MANDEVILLE, Manchester — Eighty-seven-year-old Leopold George Porter, a former People's National Party (PNP) Mayor of Mandeville, Chairman of the Manchester Parish Council, and Councillor for the Spur Tree Division in North West Manchester was laid to rest on Saturday, September 22.
The reflections on his life at the Wesley Methodist Church in Mandeville, where he worshipped, were of a man who was not only committed to family but to his community and country.
Speaking on behalf of the executive of the PNP, Minister of Finance Peter Phillips said that Porter made an impression on the party because "he conveyed a serious sense of purpose".
He said that Porter moved from the rank of supporter to activist in 1980 when the PNP was in its greatest need of rebuilding.
Phillips said that while serving as General Secretary for the party he came to know Porter personally and his devotion in the varied aspects of his life was evident.
"For me, he represented not only the best traditions of service in the PNP but was an example of what could be achieved if you are willing to devote hard work to the cause of upliftment, not only of yourself, but to all around you. He was a family man. He was a community man," Phillips told the congregation.
Mayor Brenda Ramsay said that during the time that Porter served at the council he was more than an elected councillor and mayor but a guidance counsellor.
She said that his approach with his colleagues was one of consultation. One of the highlights of his career as mayor, according to Ramsay, was getting the most streetlights into communities, earning him the moniker "Mr Street Light".
Porter's commitment to service and his impact was felt in organisations with which he was associated such as the Royal Air Force, Jamaica Defence Force, the now defunct Alcan Jamaica Company, Manchester Lay Magistrates Association, Masonic Ewing Lodge and the Lion's Club of Mandeville.
The reflections of Porter gave evidence of a man who was able to pursue his secular interests without neglecting the spiritual aspect of his life.
Dr Basil Robinson, a representative of the church's Men's Fellowship, said that Porter was a member of the Wesley Methodist Church for fifty-five years.
"He was always at Sunday worship and only sickness prevented his attendance.
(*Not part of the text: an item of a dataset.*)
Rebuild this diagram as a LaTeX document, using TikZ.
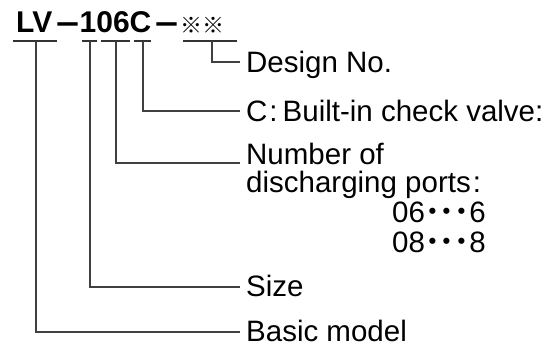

He was always ready to give a testimonial about what God has done for him (and) was a willing participant in all arranged (church) events," he said.
Robinson said that up to two months before his passing Porter would still make arrangements to be transported to attend the activities of the Men's Fellowship.
Porter was remembered in other tributes for going to garages, workshops and lock-ups in the Mandeville area to witness to persons when he was able, thus, fulfilling "a passion for evangelism."
The Finance Minister said that Porter, father of seven adult children, was "the best example of Jamaican manhood" because of the care which he displayed for them and his wife who predeceased him.
His son Christopher expressed regret that his father was not able to meet his unborn grandchild.
"I wanted you to keep fighting as I wanted you to meet your soon (to be) born grandson. You were the one I called for counsel, wisdom and encouragement. You were the perfect daddy, my best friend, my hero," he said.
A decorated ex-serviceman, Leopold Porter's casket was draped in the colours of the Jamaican Flag and army rituals followed at his interment. Members of the Jamaica Legion sounded the last post at his graveside and he was committed to his final resting place at Oaklawn Memorial Gardens on the outskirts of Mandeville.